500.A14/54: Telegram

The Ambassador in Great Britain ( Kellogg ) to the Secretary of State

[Paraphrase]

67. After we had signed the mandate treaties on the 10th,9 Chamberlain asked me to stay, and in the two-hour conversation which followed he expressed his views on various European subjects, among them the Geneva Protocol,10 security for France, evacuation of the Ruhr and the Rhineland, Russian situation, the Ambassadorship to Turkey, and land and naval armament. It is unnecessary to cable the details of this extended conversation.

You will understand that I did not express the views of my Government on these subjects.
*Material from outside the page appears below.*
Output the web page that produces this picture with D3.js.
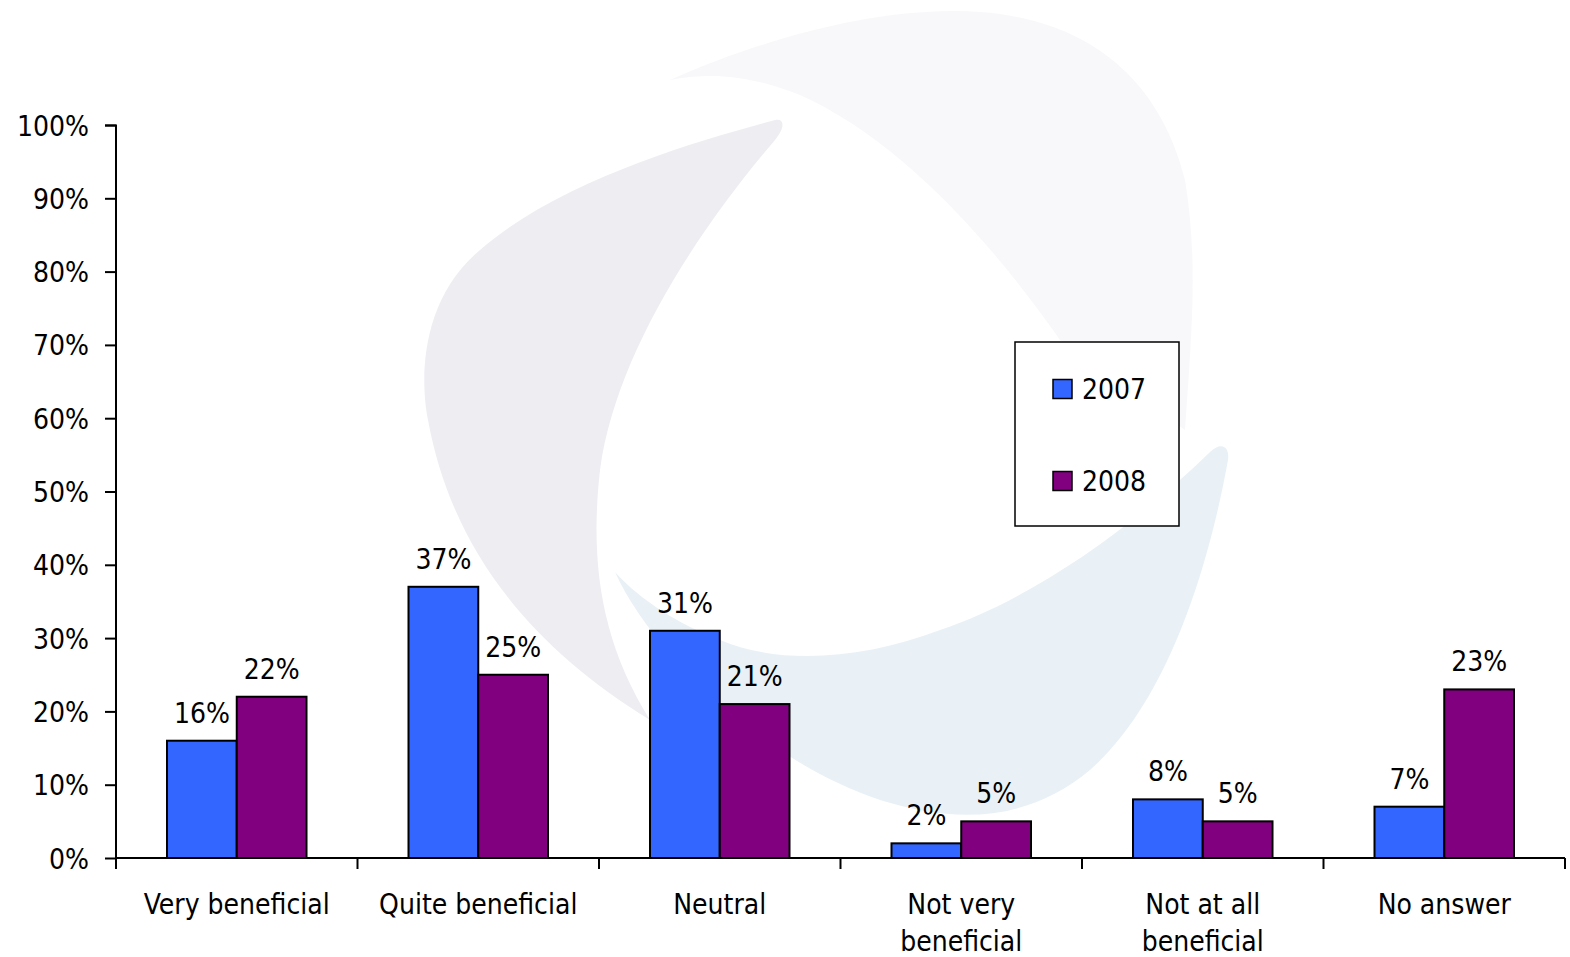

The one thing I have to mention is that Chamberlain thinks that any move at present by any government for land disarmament is premature and would be failure, but he does think further limitation of naval armament desirable; he believes that France and Japan would participate. Yesterday he informed me that the Cabinet approves the calling of a conference of this sort in the United States and that he intended to inform you of his views through Ambassador Howard in Washington.11

Kellogg
  1. See vol. ii, p. 199.
  2. Protocol for the Pacific Settlement of International Disputes; text printed as Senate Document No. 180, 68th Cong., 2d sess.
  3. No communication on this subject from the British Ambassador found in Department files.